Definition of a Multi-Scenario Model

Before diving into the details of working with multiple scenarios, we first need to explain exactly what we mean by the term. Let us start by claiming that it only makes sense to consider a set of models as being different scenarios for the same underlying model if they have a lot in common. They should definitely share the same set of variables. They should also have similar sets of constraints and similar objectives. In our approach, scenarios are described as a set of changes from a single base model. More specifically, scenarios can only modify model features that are present in the base model. We should add that other modifications, including addition and deletion of variables or constraints, can be achieved through the clever use of various tricks. For now, though, it is best to think of scenarios as being small variations on the same base.
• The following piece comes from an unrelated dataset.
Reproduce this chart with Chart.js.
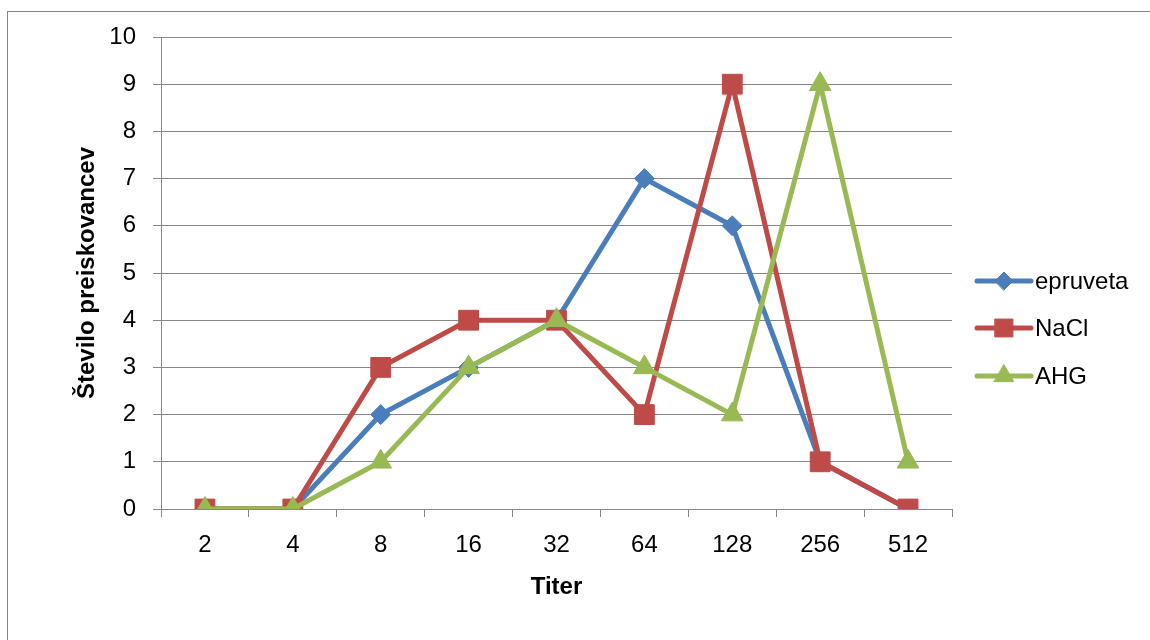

What variations do we allow from this base model? Scenarios can differ in the following attributes:

  • Linear objective function coefficients.
  • Variable lower and upper bounds.
  • Constraint right-hand side values.
A single scenario can have multiple changes from the base, so for example you could change an objective coefficient, two variable bounds, and a right-hand side value in the same scenario.

After you have defined a set of scenarios (the specific mechanics for doing so will be described shortly), the next step is to find solutions for all of the scenarios. A single call to the standard Gurobi optimize method is all that is needed. This will of course be much more expensive than finding an optimal solution for a single model, but our goal is for it to be faster and more convenient than formulating and solving separate models for each scenario.